WHAT IS BEING ASKED: Nothing outside the range is to be copied. From the entries below, reproduce exactly the lines starting at the one with "Rebuild this chart" and ending at the one with "ax.set_yticks([])", without pictures.

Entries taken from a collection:

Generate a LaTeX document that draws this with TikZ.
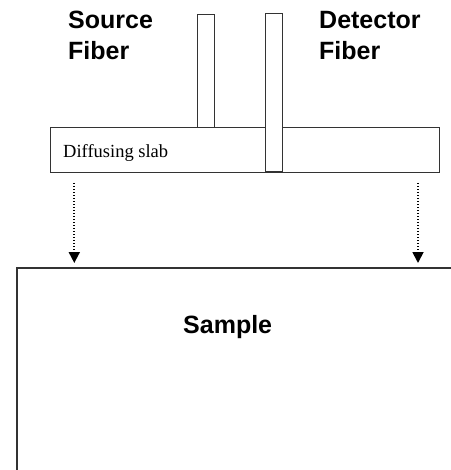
\documentclass[tikz,border=0pt]{standalone}
\usepackage{fontspec}
\setmainfont{Liberation Serif}
\setsansfont{Liberation Sans}
\usetikzlibrary{arrows.meta}
\begin{document}
\begin{tikzpicture}[x=1pt,y=-1pt,
  box/.style={draw=black!80,line width=1pt,fill=white,inner sep=0pt,outer sep=0pt,rectangle},
  biglabel/.style={font=\sffamily\bfseries\fontsize{25}{31}\selectfont,align=left,inner sep=0pt,anchor=base west},
  dotarrow/.style={line width=1.8pt,dash pattern=on 1.4pt off 1.6pt,-{Triangle[length=11pt,width=11pt]}}]
\useasboundingbox (0,0) rectangle (450,470);
% slab
\node[box,minimum width=389pt,minimum height=45pt,anchor=north west] (slab) at (50,128) {};
\node[font=\fontsize{18.5}{22}\selectfont,anchor=base west,inner sep=0pt] (slablabel) at (63,158) {Diffusing slab};
% fibers
\node[box,minimum width=17pt,minimum height=113pt,anchor=north west] (source) at (197,15) {};
\node[box,minimum width=17pt,minimum height=158pt,anchor=north west] (detector) at (265,14) {};
% labels
\node[biglabel] (srclabel) at (68,60) {Source\\Fiber};
\node[biglabel] (detlabel) at (319,60) {Detector\\Fiber};
% sample
\coordinate (sampleBL) at (17,470);
\coordinate (sampleTL) at (17,268);
\coordinate (sampleTR) at (451,268);
\draw[draw=black!80,line width=1.5pt] (sampleBL) -- (sampleTL) -- (sampleTR);
\node[font=\sffamily\bfseries\fontsize{25}{30}\selectfont,anchor=base west,inner sep=0pt] (samplelabel) at (183,333) {Sample};
% arrows
\coordinate (a1s) at (74.3,183);
\coordinate (a1e) at (74.3,263);
\coordinate (a2s) at (418,183);
\coordinate (a2e) at (418,263);
\draw[dotarrow] (a1s) -- (a1e);
\draw[dotarrow] (a2s) -- (a2e);
\end{tikzpicture}
\end{document}
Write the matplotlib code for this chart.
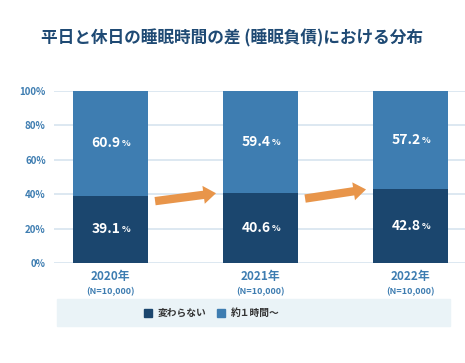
import matplotlib
matplotlib.use("Agg")
import matplotlib.pyplot as plt
from matplotlib.patches import Rectangle

plt.rcParams['font.family'] = ['Noto Sans CJK JP', 'DejaVu Sans']

title = "平日と休日の睡眠時間の差 (睡眠負債)における分布"
years = ["2020年", "2021年", "2022年"]
ns = ["(N=10,000)", "(N=10,000)", "(N=10,000)"]
same = [39.1, 40.6, 42.8]
hour = [60.9, 59.4, 57.2]
series_names = ["変わらない", "約１時間〜"]
yticks = [0, 20, 40, 60, 80, 100]

c_dark = "#1b466e"
c_light = "#3e7db1"
c_tick = "#3e7db1"
c_title = "#1f4a74"
c_grid = "#d7e4ef"
c_arrow = "#e8954a"

W, H = 465, 363
fig = plt.figure(figsize=(W / 100, H / 100), dpi=100)
ax = fig.add_axes([54 / W, 1 - 263 / H, (W - 54) / W, (263 - 90.7) / H])
ax.set_ylim(0, 100)
ax.set_xlim(-0.377, 2.363)

for v in yticks:
    ax.axhline(v, color=c_grid, lw=1.2, zorder=0)

x = list(range(len(years)))
ax.bar(x, same, width=0.5, color=c_dark, zorder=2)
ax.bar(x, hour, width=0.5, bottom=same, color=c_light, zorder=2)

def pct_label(xc, yc, val):
    t = ax.text(xc - 0.03, yc, f"{val:.1f}", ha="center", va="center",
                color="white", fontsize=10, fontweight="bold", zorder=5)
    ax.annotate("%", xy=(1, 0), xycoords=t, xytext=(0.6, 1.5), textcoords="offset points",
                ha="left", va="bottom", color="white", fontsize=6.5, fontweight="bold", zorder=5)

for i in x:
    pct_label(i, same[i] / 2, same[i])
    pct_label(i, same[i] + hour[i] / 2, hour[i])

# arrows between bars
for i in range(len(x) - 1):
    x0, x1 = i + 0.297, i + 0.703
    y0, y1 = same[i] - 3.2, same[i + 1] - 0.1
    ax.annotate("", xy=(x1, y1), xytext=(x0, y0),
                arrowprops=dict(arrowstyle="simple,head_length=0.9,head_width=1.3,tail_width=0.6",
                                color=c_arrow, lw=0, shrinkA=0, shrinkB=0), zorder=4)

ax.set_yticks(yticks)
ax.set_yticklabels([f"{v}%" for v in yticks], fontsize=7, fontweight="bold", color=c_tick)
ax.tick_params(axis="y", length=0, pad=6)
ax.set_xticks([])
for s in ax.spines.values():
    s.set_visible(False)

for i in x:
    ax.text(i, -4.3, years[i], ha="center", va="top", fontsize=8.5, color=c_tick,
            fontweight="bold")
    ax.text(i, -13.8, ns[i], ha="center", va="top", fontsize=6.5, color=c_tick,
            fontweight="bold")

fig.text(232 / W, 1 - 38 / H, title, ha="center", va="center", fontsize=12,
         fontweight="bold", color=c_title)

# legend box
fig.patches.append(Rectangle((57 / W, 1 - 326 / H), (450 - 57) / W, 27 / H,
                             transform=fig.transFigure, color="#eaf3f7", zorder=0))
ly = 1 - 313 / H
for xs, xt, c, name in [(144, 158, c_dark, series_names[0]), (217, 231, c_light, series_names[1])]:
    fig.patches.append(Rectangle((xs / W, ly - 4 / H), 8 / W, 8 / H,
                                 transform=fig.transFigure, color=c, zorder=1))
    fig.text(xt / W, ly, name, ha="left", va="center", fontsize=7, color="#333333",
             fontweight="bold")

fig.savefig("out.png", dpi=100, facecolor="white")
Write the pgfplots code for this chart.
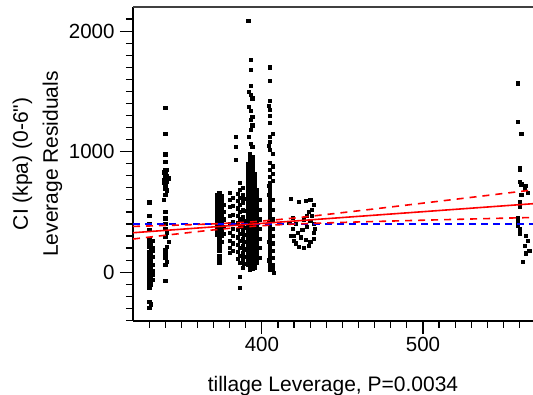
\documentclass[border=0pt]{standalone}
\usepackage{pgfplots}
\pgfplotsset{compat=1.18}
\usepackage{fontspec}
\setmainfont{Liberation Sans}[Ligatures=TeXOff]
\begin{document}
\begin{tikzpicture}
\path[use as bounding box] (-133pt,-74pt) rectangle (400pt,321pt);
\begin{axis}[
  at={(0pt,0pt)}, anchor=south west,
  scale only axis, width=400pt, height=314pt,
  xmin=320, xmax=568.3, ymin=-405, ymax=2200,
  axis x line*=bottom, axis y line*=left,
  axis line style={line width=1.5pt, black},
  clip mode=individual,
  xtick={400,500}, ytick={0,1000,2000},
  minor xtick={330,340,350,360,370,380,390,410,420,430,440,450,460,470,480,490,510,520,530,540,550,560},
  minor ytick={-400,-300,-200,-100,100,200,300,400,500,600,700,800,900,1100,1200,1300,1400,1500,1600,1700,1800,1900,2100},
  tick align=outside,
  major tick length=13pt, minor tick length=7pt,
  every tick/.style={black, line width=1.2pt},
  /pgf/number format/assume math mode=true,
  /pgf/number format/1000 sep={},
  tick label style={font=\fontsize{20.5}{25}\selectfont},
  yticklabel style={xshift=-2pt},
  xlabel={tillage Leverage, P=0.0034},
  ylabel={CI (kpa) (0-6")\\Leverage Residuals},
  every axis x label/.style={at={(axis description cs:0.5,0)}, yshift=-71pt, anchor=base, font=\fontsize{21}{30}\selectfont},
  every axis y label/.style={at={(axis description cs:-0.239,0.5)}, anchor=center, rotate=90, align=center, font=\fontsize{21}{30}\selectfont},
]
% cluster A (x ~ 330)
\addplot[only marks, mark=square*, mark size=1.6pt, mark options={draw=none, fill=black}] coordinates {
(330,580)(330,469)(330,405)(330,350)(330,281)(330,242)(330,210)(330,168)(330,143)(330,120)(330,95)(330,70)(330,45)(330,20)(330,-5)(330,-30)(330,-55)(330,-80)(330,-105)(330,-130)(330,-245)(330,-297)
(331,230)(331,190)(331,150)(331,110)(331,80)(331,55)(331,30)(331,0)(331,-40)(331,-70)(331,-100)(331,-265)
(332,260)(332,180)(332,130)(332,60)(332,10)(332,-20)(332,-60)(332,200)
};
% cluster B (x ~ 340)
\addplot[only marks, mark=square*, mark size=1.6pt, mark options={draw=none, fill=black}] coordinates {
(340,1365)(340,1147)(340,978)(340,917)(340,848)(340,820)(340,790)(340,760)(340,724)(340,696)(340,640)(340,502)(340,447)(340,405)(340,364)(340,295)(340,184)(340,150)(340,118)(340,60)(340,-73)
(339,830)(339,770)(339,740)(339,600)
(341,850)(341,800)(341,750)(341,680)(341,330)(341,210)(341,90)
(342,780)(342,250)
};
% cluster C (x ~ 374)
\addplot[only marks, mark=square*, mark size=1.6pt, mark options={draw=none, fill=black}] coordinates {
(372,640)(372,610)(372,580)(372,550)(372,520)(372,490)(372,460)(372,430)(372,400)(372,370)(372,340)(372,310)
(373.5,657)(373.5,625)(373.5,595)(373.5,565)(373.5,535)(373.5,505)(373.5,475)(373.5,445)(373.5,415)(373.5,385)(373.5,355)(373.5,325)(373.5,295)(373.5,265)(373.5,235)(373.5,205)(373.5,175)(373.5,140)(373.5,110)(373.5,76)
(375,630)(375,600)(375,570)(375,540)(375,510)(375,480)(375,450)(375,420)(375,390)(375,360)(375,330)(375,300)(375,250)
(376.5,560)(376.5,500)(376.5,440)(376.5,380)(376.5,320)
};
% cluster D (x ~ 380-389)
\addplot[only marks, mark=square*, mark size=1.6pt, mark options={draw=none, fill=black}] coordinates {
(384,1124)(384,1041)(384,931)
(386,740)(386,682)(386,620)(386,560)(386,500)(386,440)(386,380)(386,320)(386,260)(386,200)(386,140)(386,76)(386,-37)(386,-131)
(385,650)(385,590)(385,530)(385,470)(385,410)(385,350)(385,290)(385,230)(385,170)(385,110)
(388,700)(388,640)(388,580)(388,520)(388,460)(388,400)(388,340)(388,280)(388,220)(388,160)(388,100)(388,40)
(380,657)(380,600)(380,540)(380,470)(380,400)(380,330)(380,260)(380,200)(380,160)
(382,620)(382,550)(382,480)(382,420)(382,360)(382,300)(382,240)(382,180)
(389,610)(389,510)(389,430)(389,370)(389,310)(389,250)(389,190)(389,130)(389,70)
};
% cluster E (x ~ 391-398), dense
\addplot[only marks, mark=square*, mark size=1.6pt, mark options={draw=none, fill=black}] coordinates {
(391.5,2085)(393,1766)(393,1683)(393,1545)(392,1498)(393,1470)(394,1443)(392,1373)(393,1340)(394,1290)(393,1263)(394,1220)(393,1180)(392,1124)(393,1069)(394,1040)
(391,60)(391,90)(391,120)(391,150)(391,180)(391,210)(391,240)(391,270)(391,300)(391,330)(391,360)(391,390)(391,420)(391,450)(391,480)(391,510)(391,540)(391,570)(391,600)(391,630)(391,660)(391,690)(391,720)(391,750)(391,780)(391,810)(391,840)(391,870)(391,900)
(392.5,20)(392.5,50)(392.5,80)(392.5,110)(392.5,140)(392.5,170)(392.5,200)(392.5,230)(392.5,260)(392.5,290)(392.5,320)(392.5,350)(392.5,380)(392.5,410)(392.5,440)(392.5,470)(392.5,500)(392.5,530)(392.5,560)(392.5,590)(392.5,620)(392.5,650)(392.5,680)(392.5,710)(392.5,740)(392.5,770)(392.5,800)(392.5,830)(392.5,860)(392.5,890)(392.5,920)(392.5,950)(392.5,980)
(394,30)(394,60)(394,90)(394,120)(394,150)(394,180)(394,210)(394,240)(394,270)(394,300)(394,330)(394,360)(394,390)(394,420)(394,450)(394,480)(394,510)(394,540)(394,570)(394,600)(394,630)(394,660)(394,690)(394,720)(394,750)(394,780)(394,810)(394,840)(394,870)(394,900)(394,930)(394,960)
(395.5,40)(395.5,70)(395.5,100)(395.5,130)(395.5,160)(395.5,190)(395.5,220)(395.5,250)(395.5,280)(395.5,310)(395.5,340)(395.5,370)(395.5,400)(395.5,430)(395.5,460)(395.5,490)(395.5,520)(395.5,550)(395.5,580)(395.5,610)(395.5,640)(395.5,670)(395.5,700)(395.5,730)(395.5,760)(395.5,790)(395.5,820)
(397,80)(397,110)(397,140)(397,170)(397,200)(397,230)(397,260)(397,290)(397,320)(397,350)(397,380)(397,410)(397,440)(397,470)(397,500)(397,530)(397,560)(397,590)(397,620)(397,650)(397,680)
(398.5,120)(398.5,200)(398.5,280)(398.5,360)(398.5,440)(398.5,520)(398.5,600)
};
% cluster F (x ~ 405)
\addplot[only marks, mark=square*, mark size=1.6pt, mark options={draw=none, fill=black}] coordinates {
(405,1700)(405,1589)(405,1423)(405,1346)(405,1300)(405,1238)(405,1122)(405,1080)(405,1014)(405,906)(405,850)(405,791)
(405,745)(405,720)(405,695)(405,670)(405,645)(405,620)(405,595)(405,570)(405,545)(405,520)(405,495)(405,470)(405,445)(405,420)(405,395)(405,370)(405,345)(405,320)(405,295)(405,270)(405,245)(405,220)(405,195)(405,170)(405,145)(405,120)(405,95)(405,70)(405,45)(405,20)
(406.5,1150)(406.5,980)(406.5,880)(406.5,820)(406.5,760)(406.5,600)(406.5,520)(406.5,440)(406.5,360)(406.5,300)(406.5,240)(406.5,180)(406.5,120)(406.5,60)(406.5,30)
(407.5,-7)
(404,1380)(404,1050)(404,720)(404,640)(404,420)(404,250)(404,100)
};
% cluster G (x ~ 417-432)
\addplot[only marks, mark=square*, mark size=1.6pt, mark options={draw=none, fill=black}] coordinates {
(418,610)(423,582)(427,590)(430,600)(432,560)(431,520)(429,500)(428,470)(426,440)(430,430)(432,400)(428,380)(425,350)(422,330)(420,300)(424,290)(427,270)(430,250)(432,280)(421,240)(423,210)(426,200)(429,220)(419,360)(417,410)(419,450)(421,400)(418,300)(420,260)(432,330)(431,470)(433,360)
};
% cluster H (x ~ 560)
\addplot[only marks, mark=square*, mark size=1.6pt, mark options={draw=none, fill=black}] coordinates {
(559,1567)(559,1249)(561,1146)(560,862)(560,850)(560,751)(561,730)(564,720)(563,690)(565,660)(561,640)(560,585)(560,565)(560,543)(559,449)(559,420)(559,390)(560,360)(560,324)(564,300)(565,260)(563,220)(566,180)(564,158)(562,87)
};
% mean line
\addplot[blue, line width=2pt, dash pattern=on 7pt off 5pt] coordinates {(320,400)(570,400)};
% fit line
\addplot[red, line width=1.6pt] coordinates {(320,327.25)(570,569.75)};
% confidence curves
\addplot[red, line width=1.6pt, dash pattern=on 7pt off 6pt] coordinates {
(320,379.6)(330,383.3)(340,387.2)(350,391.3)(360,395.7)(370,400.8)(380,406.9)(390,414.5)(395,419)(400,424.2)(410,436.0)(420,449.3)(430,463.6)(440,478.6)(450,493.9)(460,509.4)(470,525.1)(480,540.9)(500,572.7)(520,604.7)(540,636.8)(560,669.0)(570,685.1)};
\addplot[red, line width=1.6pt, dash pattern=on 7pt off 6pt] coordinates {
(320,275.0)(330,290.7)(340,306.2)(350,321.5)(360,336.5)(370,350.8)(380,364.1)(390,375.9)(395,381)(400,385.6)(410,393.2)(420,399.3)(430,404.4)(440,408.8)(450,412.9)(460,416.8)(470,420.5)(480,424.1)(500,431.1)(520,437.9)(540,444.6)(560,451.2)(570,454.5)};
\draw[black!75, line width=2.2pt] (rel axis cs:0,1) -- (rel axis cs:1,1);
\end{axis}
\end{tikzpicture}
\end{document}
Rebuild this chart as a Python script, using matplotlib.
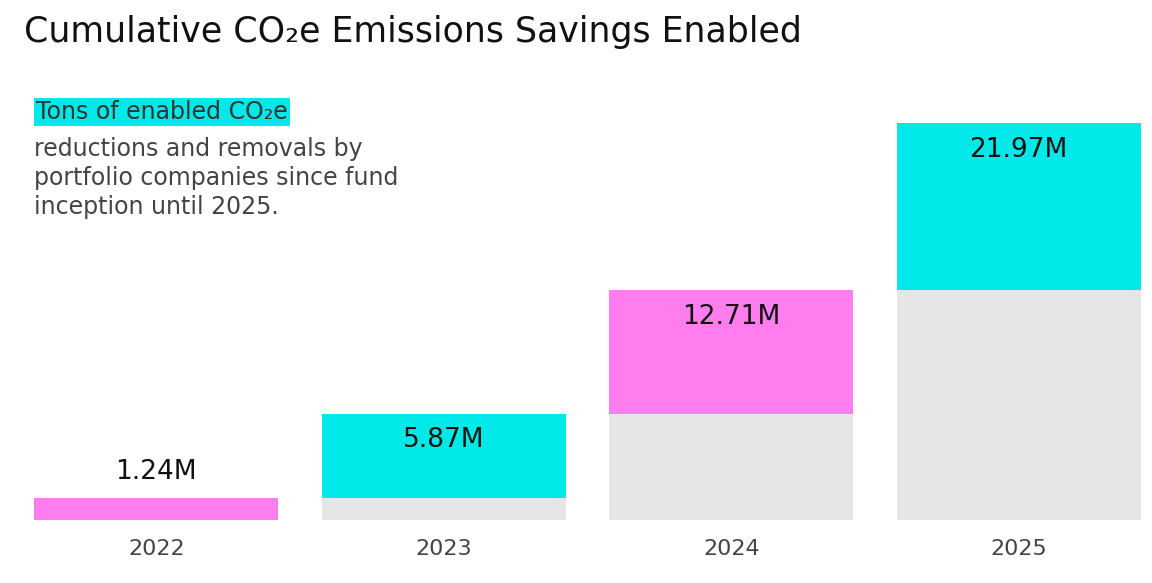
import matplotlib
matplotlib.use("Agg")
import matplotlib.pyplot as plt

years = ["2022", "2023", "2024", "2025"]
cumulative = [1.24, 5.87, 12.71, 21.97]
labels = ["1.24M", "5.87M", "12.71M", "21.97M"]
colors = ["#FF7DEE", "#00E9E9", "#FF7DEE", "#00E9E9"]
grey = "#E6E6E6"

base = [0] + cumulative[:-1]
inc = [c - b for c, b in zip(cumulative, base)]

fig = plt.figure(figsize=(11.52, 5.83), dpi=100)
ax = fig.add_axes([34/1152, 63/583, (1141-34)/1152, 420/583])
x = range(len(years))
ax.bar(x, base, width=0.85, color=grey)
ax.bar(x, inc, bottom=base, width=0.85, color=colors)
for i, (c, l) in enumerate(zip(cumulative, labels)):
    if i == 0:
        ax.text(i, c + 0.7, l, ha="center", va="bottom", fontsize=19, color="#111")
    else:
        ax.text(i, c - 0.75, l, ha="center", va="top", fontsize=19, color="#111")
ax.set_xlim(-0.425, 3.425)
ax.set_ylim(0, 420/18.07)
ax.set_xticks(list(x))
ax.set_xticklabels(years, fontsize=16, color="#444")
ax.tick_params(length=0, pad=14)
for s in ax.spines.values():
    s.set_visible(False)
ax.set_yticks([])

fig.text(24/1152, 1 - 32/583, "Cumulative CO₂e Emissions Savings Enabled", fontsize=25,
         color="#111", va="center", ha="left")
fig.text(36/1152, 1 - 112/583, "Tons of enabled CO₂e", fontsize=17, color="#333",
         va="center", ha="left",
         bbox=dict(facecolor="#00E9E9", edgecolor="none", pad=1.5))
fig.text(34/1152, 1 - 178/583,
         "reductions and removals by\nportfolio companies since fund\ninception until 2025.",
         fontsize=17, color="#444", va="center", ha="left", linespacing=1.25)
fig.savefig("out.png", dpi=100, facecolor="white")
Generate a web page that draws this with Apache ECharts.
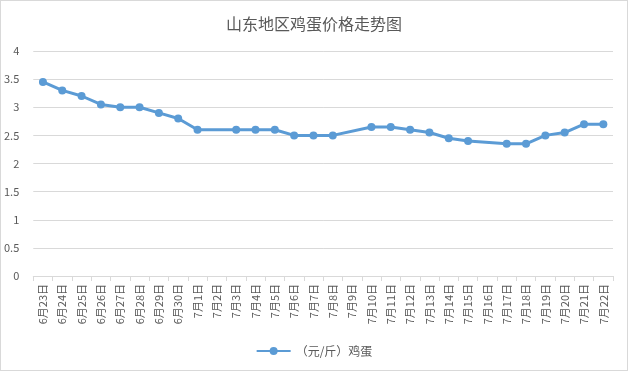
<!DOCTYPE html>
<html><head><meta charset="utf-8">
<script src="https://cdn.jsdelivr.net/npm/echarts@6/dist/echarts.min.js"></script>
<style>html,body{margin:0;padding:0;background:#fff}#c{width:626px;height:369px;border:1px solid #d9d9d9}</style>
</head><body><div id="c"></div>
<script>
var categories = ['6月23日','6月24日','6月25日','6月26日','6月27日','6月28日','6月29日','6月30日','7月1日','7月2日','7月3日','7月4日','7月5日','7月6日','7月7日','7月8日','7月9日','7月10日','7月11日','7月12日','7月13日','7月14日','7月15日','7月16日','7月17日','7月18日','7月19日','7月20日','7月21日','7月22日'];
var prices = [3.45,3.3,3.2,3.05,3.0,3.0,2.9,2.8,2.6,null,2.6,2.6,2.6,2.5,2.5,2.5,null,2.65,2.65,2.6,2.55,2.45,2.4,null,2.35,2.35,2.5,2.55,2.7,2.7];
var seriesName = '（元/斤）鸡蛋';
var font = '"Noto Sans CJK SC", "Microsoft YaHei", sans-serif';
var chart = echarts.init(document.getElementById('c'));
chart.setOption({
  animation: false,
  textStyle: {fontFamily: font},
  title: {text: '山东地区鸡蛋价格走势图', left: 'center', top: 10, textStyle: {fontFamily: font, fontSize: 16, fontWeight: 'normal', color: '#595959'}},
  grid: {left: 32, right: 14, top: 50, bottom: 94, containLabel: false},
  legend: {bottom: 8, left: 'center', itemWidth: 34, itemHeight: 10, textStyle: {fontFamily: font, fontSize: 12, color: '#595959'}, data: [seriesName]},
  xAxis: {type: 'category', data: categories, boundaryGap: true,
    axisLine: {lineStyle: {color: '#d9d9d9'}},
    axisTick: {show: true, alignWithLabel: false, length: 5, lineStyle: {color: '#d9d9d9'}},
    axisLabel: {interval: 0, rotate: 90, fontSize: 11, color: '#595959', fontFamily: font, margin: 8}},
  yAxis: {type: 'value', min: 0, max: 4, interval: 0.5,
    axisLine: {show: false}, axisTick: {show: false},
    splitLine: {lineStyle: {color: '#d9d9d9'}},
    axisLabel: {fontSize: 11, color: '#595959', fontFamily: font, margin: 14}},
  series: [{name: seriesName, type: 'line', data: prices, connectNulls: true,
    symbol: 'circle', symbolSize: 8,
    lineStyle: {color: '#5b9bd5', width: 3},
    itemStyle: {color: '#5b9bd5'}}]
});
</script></body></html>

WRITTEN RESPONSE:
Rebuild this chart as a Python script, using matplotlib.
import matplotlib
matplotlib.use("Agg")
import matplotlib.pyplot as plt

years = ["2022", "2023", "2024", "2025"]
cumulative = [1.24, 5.87, 12.71, 21.97]
labels = ["1.24M", "5.87M", "12.71M", "21.97M"]
colors = ["#FF7DEE", "#00E9E9", "#FF7DEE", "#00E9E9"]
grey = "#E6E6E6"

base = [0] + cumulative[:-1]
inc = [c - b for c, b in zip(cumulative, base)]

fig = plt.figure(figsize=(11.52, 5.83), dpi=100)
ax = fig.add_axes([34/1152, 63/583, (1141-34)/1152, 420/583])
x = range(len(years))
ax.bar(x, base, width=0.85, color=grey)
ax.bar(x, inc, bottom=base, width=0.85, color=colors)
for i, (c, l) in enumerate(zip(cumulative, labels)):
    if i == 0:
        ax.text(i, c + 0.7, l, ha="center", va="bottom", fontsize=19, color="#111")
    else:
        ax.text(i, c - 0.75, l, ha="center", va="top", fontsize=19, color="#111")
ax.set_xlim(-0.425, 3.425)
ax.set_ylim(0, 420/18.07)
ax.set_xticks(list(x))
ax.set_xticklabels(years, fontsize=16, color="#444")
ax.tick_params(length=0, pad=14)
for s in ax.spines.values():
    s.set_visible(False)
ax.set_yticks([])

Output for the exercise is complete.